**Exercise**
In the entries below, find the line with "Write the Apache ECharts code for this chart." and the line with "var serif='Liberation Serif';", then retype both and everything between them exactly. Do not copy the pictures.

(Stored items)
==*==
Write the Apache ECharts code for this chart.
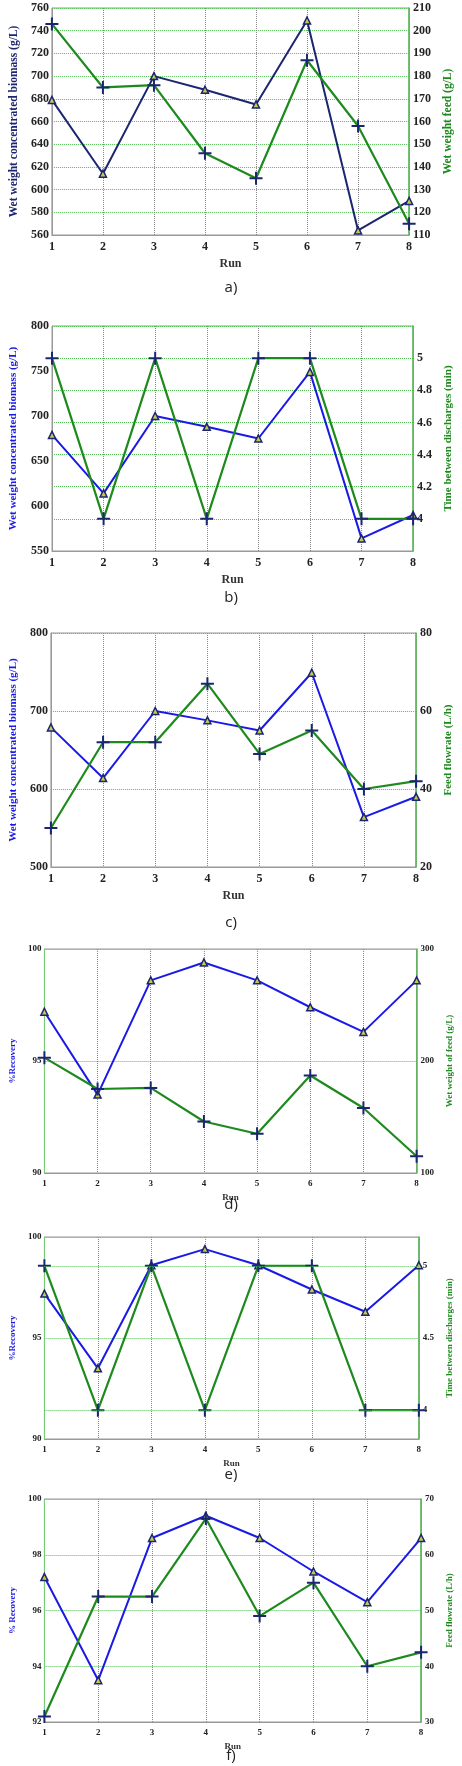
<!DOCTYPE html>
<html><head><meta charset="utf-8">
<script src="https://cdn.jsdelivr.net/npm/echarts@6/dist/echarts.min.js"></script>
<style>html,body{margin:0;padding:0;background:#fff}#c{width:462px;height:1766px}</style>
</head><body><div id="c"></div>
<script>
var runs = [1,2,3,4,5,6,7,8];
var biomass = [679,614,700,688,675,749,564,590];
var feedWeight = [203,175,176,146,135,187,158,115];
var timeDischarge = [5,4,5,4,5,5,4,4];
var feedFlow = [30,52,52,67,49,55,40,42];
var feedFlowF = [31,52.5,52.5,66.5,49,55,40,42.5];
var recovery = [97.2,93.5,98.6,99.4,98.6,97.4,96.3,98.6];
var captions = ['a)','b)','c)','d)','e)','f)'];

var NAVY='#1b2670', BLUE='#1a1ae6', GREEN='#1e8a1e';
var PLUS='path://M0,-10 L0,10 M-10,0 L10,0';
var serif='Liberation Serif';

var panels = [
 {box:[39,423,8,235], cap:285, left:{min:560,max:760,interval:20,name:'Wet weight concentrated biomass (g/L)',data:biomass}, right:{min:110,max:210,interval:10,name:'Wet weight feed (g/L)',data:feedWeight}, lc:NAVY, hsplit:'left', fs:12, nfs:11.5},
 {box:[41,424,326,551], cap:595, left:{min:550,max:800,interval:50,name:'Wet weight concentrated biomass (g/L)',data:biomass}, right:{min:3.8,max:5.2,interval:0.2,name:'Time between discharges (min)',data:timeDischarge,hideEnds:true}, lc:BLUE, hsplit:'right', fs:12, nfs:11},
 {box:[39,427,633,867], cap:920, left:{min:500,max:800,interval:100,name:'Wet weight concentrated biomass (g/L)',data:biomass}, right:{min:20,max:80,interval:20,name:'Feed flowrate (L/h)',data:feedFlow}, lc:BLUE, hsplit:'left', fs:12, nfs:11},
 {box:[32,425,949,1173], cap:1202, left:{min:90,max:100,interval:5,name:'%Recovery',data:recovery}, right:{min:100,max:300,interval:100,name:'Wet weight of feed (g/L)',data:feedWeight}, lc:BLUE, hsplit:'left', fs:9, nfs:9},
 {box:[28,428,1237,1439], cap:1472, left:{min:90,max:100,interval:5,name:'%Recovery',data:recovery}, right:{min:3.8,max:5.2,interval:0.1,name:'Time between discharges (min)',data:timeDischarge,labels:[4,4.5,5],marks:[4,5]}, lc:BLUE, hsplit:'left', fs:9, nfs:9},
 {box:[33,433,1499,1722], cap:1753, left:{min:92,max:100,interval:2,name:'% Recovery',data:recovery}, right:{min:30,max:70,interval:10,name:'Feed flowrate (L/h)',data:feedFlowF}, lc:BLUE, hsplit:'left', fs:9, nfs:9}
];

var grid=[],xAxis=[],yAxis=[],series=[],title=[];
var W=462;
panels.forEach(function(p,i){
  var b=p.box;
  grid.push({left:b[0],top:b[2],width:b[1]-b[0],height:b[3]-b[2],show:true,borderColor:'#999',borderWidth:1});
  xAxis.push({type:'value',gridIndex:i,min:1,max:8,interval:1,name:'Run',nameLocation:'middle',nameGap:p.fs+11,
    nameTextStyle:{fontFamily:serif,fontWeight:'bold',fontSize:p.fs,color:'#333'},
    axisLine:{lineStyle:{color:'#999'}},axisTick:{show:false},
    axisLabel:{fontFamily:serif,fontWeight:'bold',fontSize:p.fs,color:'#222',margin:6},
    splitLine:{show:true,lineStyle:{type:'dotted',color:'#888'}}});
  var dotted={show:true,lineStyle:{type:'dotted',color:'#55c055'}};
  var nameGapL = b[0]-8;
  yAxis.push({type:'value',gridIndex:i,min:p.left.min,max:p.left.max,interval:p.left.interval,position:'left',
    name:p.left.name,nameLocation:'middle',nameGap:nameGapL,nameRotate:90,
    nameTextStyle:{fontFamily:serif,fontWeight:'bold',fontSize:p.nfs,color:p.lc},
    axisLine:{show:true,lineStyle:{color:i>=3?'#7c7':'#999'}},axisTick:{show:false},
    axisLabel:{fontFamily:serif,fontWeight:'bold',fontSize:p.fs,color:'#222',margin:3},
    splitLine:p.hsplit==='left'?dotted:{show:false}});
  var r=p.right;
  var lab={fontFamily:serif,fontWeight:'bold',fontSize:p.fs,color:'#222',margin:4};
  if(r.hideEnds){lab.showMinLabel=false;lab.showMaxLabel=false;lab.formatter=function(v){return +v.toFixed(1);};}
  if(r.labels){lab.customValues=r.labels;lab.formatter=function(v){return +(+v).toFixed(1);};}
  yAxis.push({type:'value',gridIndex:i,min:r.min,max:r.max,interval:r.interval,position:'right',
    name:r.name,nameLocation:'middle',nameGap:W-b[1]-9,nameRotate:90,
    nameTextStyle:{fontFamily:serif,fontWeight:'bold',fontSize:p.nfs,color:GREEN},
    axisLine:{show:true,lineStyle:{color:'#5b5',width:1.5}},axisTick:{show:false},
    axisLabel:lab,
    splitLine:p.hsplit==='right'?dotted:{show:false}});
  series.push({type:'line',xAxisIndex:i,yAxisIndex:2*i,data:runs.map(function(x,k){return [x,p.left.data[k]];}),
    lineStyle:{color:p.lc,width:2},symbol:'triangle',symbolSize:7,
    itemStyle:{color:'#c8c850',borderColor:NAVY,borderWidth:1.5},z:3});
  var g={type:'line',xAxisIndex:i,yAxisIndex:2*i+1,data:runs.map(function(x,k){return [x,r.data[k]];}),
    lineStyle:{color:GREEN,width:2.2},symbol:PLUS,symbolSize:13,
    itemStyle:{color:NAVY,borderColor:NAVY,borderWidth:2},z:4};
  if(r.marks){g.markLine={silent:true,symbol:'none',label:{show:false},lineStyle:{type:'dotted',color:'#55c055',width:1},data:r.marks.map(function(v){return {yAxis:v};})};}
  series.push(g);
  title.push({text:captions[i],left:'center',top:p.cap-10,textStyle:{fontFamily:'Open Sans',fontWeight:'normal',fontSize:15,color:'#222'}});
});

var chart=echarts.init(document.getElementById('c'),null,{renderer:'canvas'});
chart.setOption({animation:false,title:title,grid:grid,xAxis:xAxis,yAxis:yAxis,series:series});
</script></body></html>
==*==
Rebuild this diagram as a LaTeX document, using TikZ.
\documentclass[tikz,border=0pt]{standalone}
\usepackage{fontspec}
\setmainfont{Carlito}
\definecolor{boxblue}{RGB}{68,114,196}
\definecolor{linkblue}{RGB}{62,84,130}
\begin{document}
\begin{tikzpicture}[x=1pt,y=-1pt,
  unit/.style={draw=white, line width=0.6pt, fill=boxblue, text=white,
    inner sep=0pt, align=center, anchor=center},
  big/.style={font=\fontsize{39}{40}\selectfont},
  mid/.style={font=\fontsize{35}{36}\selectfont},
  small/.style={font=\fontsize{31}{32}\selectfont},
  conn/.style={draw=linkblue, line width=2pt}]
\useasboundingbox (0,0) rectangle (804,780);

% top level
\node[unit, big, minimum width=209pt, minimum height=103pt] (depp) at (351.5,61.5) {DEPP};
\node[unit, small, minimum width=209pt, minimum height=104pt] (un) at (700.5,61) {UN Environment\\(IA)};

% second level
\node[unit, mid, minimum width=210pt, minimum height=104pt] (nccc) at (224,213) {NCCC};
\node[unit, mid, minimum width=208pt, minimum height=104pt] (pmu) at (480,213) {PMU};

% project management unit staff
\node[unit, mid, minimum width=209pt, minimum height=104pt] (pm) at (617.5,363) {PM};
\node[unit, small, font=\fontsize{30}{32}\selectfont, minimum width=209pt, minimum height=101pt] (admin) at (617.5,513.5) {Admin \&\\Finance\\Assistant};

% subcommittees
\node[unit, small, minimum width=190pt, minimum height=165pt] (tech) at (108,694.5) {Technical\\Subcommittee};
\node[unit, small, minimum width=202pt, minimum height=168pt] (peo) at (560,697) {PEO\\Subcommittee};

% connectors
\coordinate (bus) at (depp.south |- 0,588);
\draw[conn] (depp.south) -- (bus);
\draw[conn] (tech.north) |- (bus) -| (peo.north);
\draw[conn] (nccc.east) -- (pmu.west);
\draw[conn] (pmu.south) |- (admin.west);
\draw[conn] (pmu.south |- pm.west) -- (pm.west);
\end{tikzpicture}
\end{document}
==*==
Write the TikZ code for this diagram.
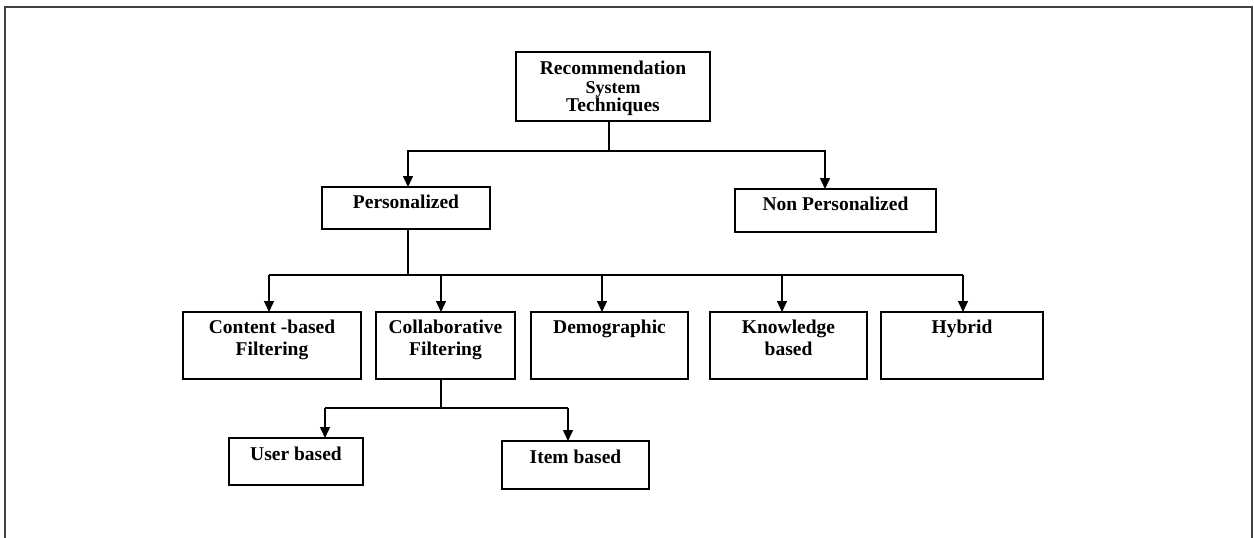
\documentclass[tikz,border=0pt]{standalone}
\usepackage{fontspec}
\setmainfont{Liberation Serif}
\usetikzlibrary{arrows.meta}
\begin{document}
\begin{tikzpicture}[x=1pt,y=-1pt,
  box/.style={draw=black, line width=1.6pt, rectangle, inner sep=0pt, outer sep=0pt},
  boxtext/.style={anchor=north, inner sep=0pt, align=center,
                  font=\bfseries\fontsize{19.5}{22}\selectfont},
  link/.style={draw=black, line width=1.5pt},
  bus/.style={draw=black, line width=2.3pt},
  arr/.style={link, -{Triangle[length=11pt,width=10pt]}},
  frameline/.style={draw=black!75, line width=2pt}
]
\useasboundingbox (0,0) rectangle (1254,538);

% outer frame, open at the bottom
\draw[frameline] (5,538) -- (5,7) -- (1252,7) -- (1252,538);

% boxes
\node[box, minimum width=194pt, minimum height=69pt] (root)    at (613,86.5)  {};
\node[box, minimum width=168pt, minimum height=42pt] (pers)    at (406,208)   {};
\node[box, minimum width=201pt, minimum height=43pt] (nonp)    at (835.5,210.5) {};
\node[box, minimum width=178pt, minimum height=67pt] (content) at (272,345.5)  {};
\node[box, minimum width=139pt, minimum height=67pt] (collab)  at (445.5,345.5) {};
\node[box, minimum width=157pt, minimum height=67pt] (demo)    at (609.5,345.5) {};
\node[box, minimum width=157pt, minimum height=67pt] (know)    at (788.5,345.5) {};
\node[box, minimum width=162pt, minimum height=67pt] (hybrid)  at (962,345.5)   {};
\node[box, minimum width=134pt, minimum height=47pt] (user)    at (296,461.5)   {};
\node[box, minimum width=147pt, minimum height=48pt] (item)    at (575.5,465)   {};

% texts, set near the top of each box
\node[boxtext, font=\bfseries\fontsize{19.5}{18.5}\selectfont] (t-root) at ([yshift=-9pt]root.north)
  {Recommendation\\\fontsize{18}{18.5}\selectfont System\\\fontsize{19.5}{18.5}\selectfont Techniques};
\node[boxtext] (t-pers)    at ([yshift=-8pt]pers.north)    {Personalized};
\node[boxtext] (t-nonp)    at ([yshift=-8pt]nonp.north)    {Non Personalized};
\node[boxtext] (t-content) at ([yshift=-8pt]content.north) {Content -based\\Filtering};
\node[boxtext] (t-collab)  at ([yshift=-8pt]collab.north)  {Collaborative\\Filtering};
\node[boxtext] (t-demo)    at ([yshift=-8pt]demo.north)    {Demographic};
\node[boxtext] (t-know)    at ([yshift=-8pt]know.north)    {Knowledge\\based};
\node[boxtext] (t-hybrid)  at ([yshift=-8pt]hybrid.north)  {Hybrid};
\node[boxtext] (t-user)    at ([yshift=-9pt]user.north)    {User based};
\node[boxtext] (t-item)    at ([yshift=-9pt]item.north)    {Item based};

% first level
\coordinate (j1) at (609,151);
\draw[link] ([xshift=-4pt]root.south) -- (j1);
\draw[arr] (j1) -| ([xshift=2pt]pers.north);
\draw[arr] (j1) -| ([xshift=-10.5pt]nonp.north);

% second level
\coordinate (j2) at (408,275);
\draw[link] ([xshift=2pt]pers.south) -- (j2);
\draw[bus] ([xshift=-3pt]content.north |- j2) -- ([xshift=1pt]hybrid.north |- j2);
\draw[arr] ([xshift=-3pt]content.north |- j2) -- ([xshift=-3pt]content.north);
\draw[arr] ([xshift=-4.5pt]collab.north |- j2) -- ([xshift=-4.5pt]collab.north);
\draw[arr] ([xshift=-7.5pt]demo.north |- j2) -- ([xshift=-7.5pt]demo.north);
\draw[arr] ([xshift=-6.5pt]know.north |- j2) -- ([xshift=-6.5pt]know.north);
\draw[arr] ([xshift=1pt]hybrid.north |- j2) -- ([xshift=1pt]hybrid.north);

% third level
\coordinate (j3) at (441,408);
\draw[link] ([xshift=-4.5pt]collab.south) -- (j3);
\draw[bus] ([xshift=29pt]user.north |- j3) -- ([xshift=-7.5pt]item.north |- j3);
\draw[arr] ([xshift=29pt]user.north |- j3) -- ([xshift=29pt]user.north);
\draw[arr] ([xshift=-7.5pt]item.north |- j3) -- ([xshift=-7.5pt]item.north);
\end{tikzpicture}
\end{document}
==*==
**Answer in full**
Write the Apache ECharts code for this chart.
<!DOCTYPE html>
<html><head><meta charset="utf-8">
<script src="https://cdn.jsdelivr.net/npm/echarts@6/dist/echarts.min.js"></script>
<style>html,body{margin:0;padding:0;background:#fff}#c{width:462px;height:1766px}</style>
</head><body><div id="c"></div>
<script>
var runs = [1,2,3,4,5,6,7,8];
var biomass = [679,614,700,688,675,749,564,590];
var feedWeight = [203,175,176,146,135,187,158,115];
var timeDischarge = [5,4,5,4,5,5,4,4];
var feedFlow = [30,52,52,67,49,55,40,42];
var feedFlowF = [31,52.5,52.5,66.5,49,55,40,42.5];
var recovery = [97.2,93.5,98.6,99.4,98.6,97.4,96.3,98.6];
var captions = ['a)','b)','c)','d)','e)','f)'];

var NAVY='#1b2670', BLUE='#1a1ae6', GREEN='#1e8a1e';
var PLUS='path://M0,-10 L0,10 M-10,0 L10,0';
var serif='Liberation Serif';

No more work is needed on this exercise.